[Records provided start]

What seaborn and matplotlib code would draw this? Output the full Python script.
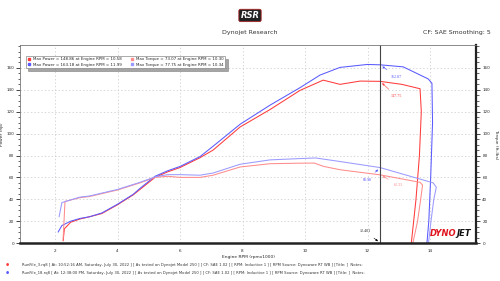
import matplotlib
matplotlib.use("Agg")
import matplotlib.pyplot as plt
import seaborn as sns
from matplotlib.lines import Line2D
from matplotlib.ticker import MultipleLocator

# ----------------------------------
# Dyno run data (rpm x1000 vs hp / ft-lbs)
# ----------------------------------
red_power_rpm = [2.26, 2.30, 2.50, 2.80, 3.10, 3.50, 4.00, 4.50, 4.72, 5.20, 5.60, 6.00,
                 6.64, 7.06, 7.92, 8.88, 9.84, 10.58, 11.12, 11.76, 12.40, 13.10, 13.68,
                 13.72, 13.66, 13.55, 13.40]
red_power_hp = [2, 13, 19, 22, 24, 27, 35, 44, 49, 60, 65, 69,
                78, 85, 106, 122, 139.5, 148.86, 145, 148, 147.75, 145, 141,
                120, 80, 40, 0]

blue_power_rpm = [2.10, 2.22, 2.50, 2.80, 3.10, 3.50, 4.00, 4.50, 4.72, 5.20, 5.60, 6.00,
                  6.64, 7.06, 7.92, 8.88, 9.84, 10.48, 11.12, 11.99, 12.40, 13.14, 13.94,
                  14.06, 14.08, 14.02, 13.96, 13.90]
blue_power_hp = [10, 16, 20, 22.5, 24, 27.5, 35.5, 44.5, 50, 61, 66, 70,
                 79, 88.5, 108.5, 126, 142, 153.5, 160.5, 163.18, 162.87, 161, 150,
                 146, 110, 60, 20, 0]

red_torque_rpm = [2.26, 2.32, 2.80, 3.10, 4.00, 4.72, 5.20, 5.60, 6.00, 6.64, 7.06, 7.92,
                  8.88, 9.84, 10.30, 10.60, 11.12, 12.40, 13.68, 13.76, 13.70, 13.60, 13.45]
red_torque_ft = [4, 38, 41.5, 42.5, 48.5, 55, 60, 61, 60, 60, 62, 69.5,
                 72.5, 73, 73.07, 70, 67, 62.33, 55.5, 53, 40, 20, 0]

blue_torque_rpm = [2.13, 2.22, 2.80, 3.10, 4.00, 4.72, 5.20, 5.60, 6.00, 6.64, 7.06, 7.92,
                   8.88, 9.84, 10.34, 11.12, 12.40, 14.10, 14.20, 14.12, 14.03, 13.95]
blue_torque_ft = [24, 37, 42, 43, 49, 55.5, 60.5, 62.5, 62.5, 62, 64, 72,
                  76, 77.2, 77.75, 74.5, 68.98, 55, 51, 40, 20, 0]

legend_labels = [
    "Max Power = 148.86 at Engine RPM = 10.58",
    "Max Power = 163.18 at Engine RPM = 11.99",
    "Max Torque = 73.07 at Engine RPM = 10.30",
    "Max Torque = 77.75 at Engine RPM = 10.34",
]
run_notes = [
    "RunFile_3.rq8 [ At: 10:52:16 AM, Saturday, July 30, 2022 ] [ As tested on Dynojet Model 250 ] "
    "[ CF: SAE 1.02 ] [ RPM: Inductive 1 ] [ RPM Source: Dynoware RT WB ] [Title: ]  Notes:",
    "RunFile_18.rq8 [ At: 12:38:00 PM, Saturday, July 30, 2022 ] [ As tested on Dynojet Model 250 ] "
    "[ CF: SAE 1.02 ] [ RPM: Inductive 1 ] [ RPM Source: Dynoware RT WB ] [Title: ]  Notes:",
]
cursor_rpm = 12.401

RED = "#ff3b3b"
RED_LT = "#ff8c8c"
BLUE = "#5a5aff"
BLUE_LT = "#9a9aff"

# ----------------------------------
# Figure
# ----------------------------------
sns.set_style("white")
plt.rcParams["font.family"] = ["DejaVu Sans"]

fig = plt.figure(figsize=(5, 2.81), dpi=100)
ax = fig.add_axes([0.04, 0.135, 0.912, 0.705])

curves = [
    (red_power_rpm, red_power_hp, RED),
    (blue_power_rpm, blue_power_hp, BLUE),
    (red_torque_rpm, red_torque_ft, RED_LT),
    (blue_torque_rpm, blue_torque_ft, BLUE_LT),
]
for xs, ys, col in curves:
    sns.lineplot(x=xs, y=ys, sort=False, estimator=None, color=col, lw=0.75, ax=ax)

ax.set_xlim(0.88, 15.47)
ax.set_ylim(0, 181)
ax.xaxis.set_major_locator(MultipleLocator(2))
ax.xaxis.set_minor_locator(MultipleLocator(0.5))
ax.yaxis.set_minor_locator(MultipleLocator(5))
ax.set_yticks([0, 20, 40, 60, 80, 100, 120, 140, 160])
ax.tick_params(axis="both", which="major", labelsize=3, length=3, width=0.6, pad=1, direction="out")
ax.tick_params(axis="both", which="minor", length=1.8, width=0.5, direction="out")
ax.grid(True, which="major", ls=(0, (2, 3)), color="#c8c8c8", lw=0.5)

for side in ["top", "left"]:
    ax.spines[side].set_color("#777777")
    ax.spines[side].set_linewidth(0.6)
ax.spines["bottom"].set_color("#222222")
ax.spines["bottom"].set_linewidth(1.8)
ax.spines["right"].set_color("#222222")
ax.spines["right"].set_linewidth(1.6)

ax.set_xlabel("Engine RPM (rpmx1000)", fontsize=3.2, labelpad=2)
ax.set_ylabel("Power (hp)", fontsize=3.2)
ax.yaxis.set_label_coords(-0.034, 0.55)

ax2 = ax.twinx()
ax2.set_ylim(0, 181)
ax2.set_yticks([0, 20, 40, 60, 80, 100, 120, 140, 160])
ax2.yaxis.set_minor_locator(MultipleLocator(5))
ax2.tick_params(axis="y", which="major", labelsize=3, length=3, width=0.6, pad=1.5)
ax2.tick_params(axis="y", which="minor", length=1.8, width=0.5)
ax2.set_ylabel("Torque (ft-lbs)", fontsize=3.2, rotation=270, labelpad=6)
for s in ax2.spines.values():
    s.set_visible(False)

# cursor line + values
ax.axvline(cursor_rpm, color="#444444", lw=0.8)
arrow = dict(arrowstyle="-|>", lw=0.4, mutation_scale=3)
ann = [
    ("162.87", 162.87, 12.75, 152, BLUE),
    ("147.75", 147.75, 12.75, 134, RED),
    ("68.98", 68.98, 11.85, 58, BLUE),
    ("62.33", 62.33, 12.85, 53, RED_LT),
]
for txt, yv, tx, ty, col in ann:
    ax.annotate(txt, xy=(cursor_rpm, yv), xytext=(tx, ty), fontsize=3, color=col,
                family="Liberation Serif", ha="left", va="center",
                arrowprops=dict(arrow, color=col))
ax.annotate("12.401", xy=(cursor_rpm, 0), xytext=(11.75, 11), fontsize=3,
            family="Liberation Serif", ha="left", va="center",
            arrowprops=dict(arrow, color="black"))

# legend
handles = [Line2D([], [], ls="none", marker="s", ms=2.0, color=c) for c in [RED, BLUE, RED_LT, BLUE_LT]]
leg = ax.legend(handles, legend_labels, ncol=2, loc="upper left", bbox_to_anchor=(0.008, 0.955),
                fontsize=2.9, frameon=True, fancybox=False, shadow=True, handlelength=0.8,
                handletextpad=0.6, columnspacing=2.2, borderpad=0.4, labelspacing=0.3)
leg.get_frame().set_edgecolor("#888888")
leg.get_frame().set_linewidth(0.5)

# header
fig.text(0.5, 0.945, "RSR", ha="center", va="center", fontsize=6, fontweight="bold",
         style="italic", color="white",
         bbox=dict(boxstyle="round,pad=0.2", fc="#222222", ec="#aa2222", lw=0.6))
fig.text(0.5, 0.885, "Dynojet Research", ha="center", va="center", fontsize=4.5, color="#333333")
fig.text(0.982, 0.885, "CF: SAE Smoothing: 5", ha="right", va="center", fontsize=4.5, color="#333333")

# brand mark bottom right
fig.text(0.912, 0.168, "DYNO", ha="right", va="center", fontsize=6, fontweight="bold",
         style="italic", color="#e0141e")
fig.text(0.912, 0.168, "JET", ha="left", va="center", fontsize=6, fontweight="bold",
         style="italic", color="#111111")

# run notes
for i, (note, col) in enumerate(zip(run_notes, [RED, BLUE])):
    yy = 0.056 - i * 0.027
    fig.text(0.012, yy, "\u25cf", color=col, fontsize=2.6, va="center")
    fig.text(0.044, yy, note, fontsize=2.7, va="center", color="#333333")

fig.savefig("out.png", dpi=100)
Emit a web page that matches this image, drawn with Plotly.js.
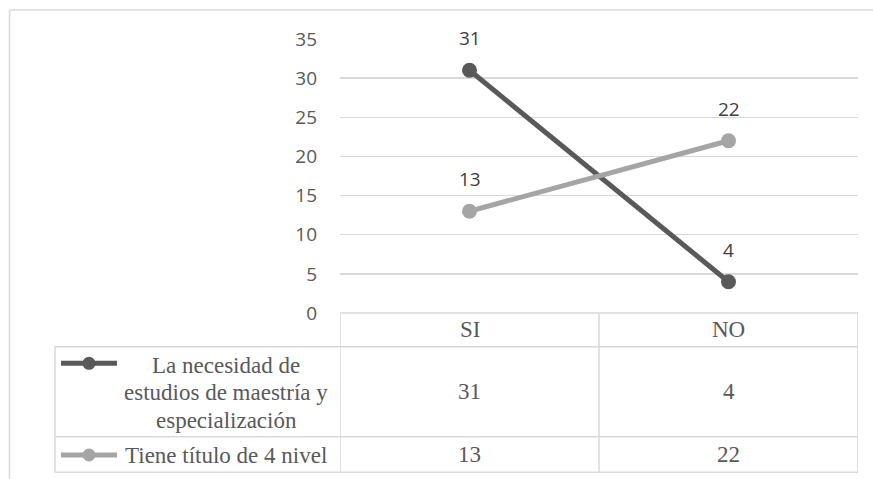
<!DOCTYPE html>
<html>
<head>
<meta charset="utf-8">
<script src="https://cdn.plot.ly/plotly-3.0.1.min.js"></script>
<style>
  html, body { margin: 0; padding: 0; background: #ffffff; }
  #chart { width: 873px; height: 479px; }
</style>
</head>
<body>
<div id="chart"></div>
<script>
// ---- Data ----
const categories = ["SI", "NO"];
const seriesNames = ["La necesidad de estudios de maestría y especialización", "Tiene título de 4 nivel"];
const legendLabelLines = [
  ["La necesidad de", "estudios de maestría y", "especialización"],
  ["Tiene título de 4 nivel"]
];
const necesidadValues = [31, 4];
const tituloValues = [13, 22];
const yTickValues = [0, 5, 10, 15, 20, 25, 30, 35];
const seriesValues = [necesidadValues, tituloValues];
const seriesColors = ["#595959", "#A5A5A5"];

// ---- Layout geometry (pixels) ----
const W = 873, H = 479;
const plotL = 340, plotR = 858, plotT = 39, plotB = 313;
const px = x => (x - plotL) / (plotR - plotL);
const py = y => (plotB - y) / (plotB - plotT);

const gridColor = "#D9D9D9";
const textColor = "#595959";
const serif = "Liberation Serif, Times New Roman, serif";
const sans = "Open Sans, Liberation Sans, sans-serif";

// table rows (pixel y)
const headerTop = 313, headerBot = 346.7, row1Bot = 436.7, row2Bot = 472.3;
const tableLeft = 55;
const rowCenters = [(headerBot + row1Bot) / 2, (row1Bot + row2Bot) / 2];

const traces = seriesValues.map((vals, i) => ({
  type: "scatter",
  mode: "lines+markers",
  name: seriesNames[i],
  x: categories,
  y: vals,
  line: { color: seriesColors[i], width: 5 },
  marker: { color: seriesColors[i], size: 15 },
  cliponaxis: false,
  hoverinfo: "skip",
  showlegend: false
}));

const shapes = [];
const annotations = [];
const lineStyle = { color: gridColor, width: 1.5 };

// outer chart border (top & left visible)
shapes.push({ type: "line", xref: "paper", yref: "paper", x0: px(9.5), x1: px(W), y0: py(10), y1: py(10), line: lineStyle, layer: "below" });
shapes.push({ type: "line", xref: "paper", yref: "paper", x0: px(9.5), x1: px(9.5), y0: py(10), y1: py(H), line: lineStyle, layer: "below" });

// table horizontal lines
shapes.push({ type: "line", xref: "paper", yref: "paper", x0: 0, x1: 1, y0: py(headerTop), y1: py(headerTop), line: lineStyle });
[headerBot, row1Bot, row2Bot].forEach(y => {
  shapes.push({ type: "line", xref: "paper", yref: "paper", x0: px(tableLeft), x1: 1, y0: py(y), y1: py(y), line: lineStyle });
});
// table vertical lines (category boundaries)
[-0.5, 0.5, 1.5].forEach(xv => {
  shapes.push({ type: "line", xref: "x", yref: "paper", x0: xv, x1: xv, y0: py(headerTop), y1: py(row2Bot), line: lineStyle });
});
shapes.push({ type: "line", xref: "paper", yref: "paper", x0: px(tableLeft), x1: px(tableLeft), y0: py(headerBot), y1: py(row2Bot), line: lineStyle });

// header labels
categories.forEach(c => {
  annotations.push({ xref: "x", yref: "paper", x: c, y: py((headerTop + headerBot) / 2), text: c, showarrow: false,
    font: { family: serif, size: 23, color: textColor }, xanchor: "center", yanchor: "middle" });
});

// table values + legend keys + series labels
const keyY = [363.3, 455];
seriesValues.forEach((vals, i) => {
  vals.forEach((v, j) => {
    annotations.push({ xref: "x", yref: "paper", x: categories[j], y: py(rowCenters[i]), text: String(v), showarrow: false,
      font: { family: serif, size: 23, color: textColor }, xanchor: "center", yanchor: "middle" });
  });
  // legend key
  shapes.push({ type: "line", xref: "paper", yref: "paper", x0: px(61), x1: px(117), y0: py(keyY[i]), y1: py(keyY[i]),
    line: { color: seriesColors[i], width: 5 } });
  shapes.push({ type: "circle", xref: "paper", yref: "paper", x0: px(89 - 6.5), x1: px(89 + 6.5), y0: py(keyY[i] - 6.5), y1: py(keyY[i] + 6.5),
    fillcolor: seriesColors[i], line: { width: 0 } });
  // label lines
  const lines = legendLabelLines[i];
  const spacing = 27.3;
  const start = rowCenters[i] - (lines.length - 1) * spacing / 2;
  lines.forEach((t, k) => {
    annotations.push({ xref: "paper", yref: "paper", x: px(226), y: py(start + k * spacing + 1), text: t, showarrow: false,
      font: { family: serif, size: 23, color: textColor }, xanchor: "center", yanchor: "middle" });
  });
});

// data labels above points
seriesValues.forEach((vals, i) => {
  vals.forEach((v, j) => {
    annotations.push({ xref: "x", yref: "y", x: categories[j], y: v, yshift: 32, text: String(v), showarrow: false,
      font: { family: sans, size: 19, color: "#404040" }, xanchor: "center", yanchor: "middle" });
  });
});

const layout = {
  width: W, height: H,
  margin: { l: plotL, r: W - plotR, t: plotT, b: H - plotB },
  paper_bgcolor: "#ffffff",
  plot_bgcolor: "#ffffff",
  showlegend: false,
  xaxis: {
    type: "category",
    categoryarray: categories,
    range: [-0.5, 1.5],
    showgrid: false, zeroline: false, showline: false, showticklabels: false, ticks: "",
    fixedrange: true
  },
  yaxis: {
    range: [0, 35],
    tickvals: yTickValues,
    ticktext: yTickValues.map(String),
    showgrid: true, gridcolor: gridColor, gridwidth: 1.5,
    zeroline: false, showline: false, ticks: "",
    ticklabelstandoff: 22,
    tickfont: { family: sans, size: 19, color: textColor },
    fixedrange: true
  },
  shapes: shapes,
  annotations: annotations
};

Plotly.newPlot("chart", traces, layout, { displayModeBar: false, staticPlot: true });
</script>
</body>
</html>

[Records provided end]

Given task: Gather from the data above every line with the string "seaborn".

Written reply:
What seaborn and matplotlib code would draw this? Output the full Python script.
import seaborn as sns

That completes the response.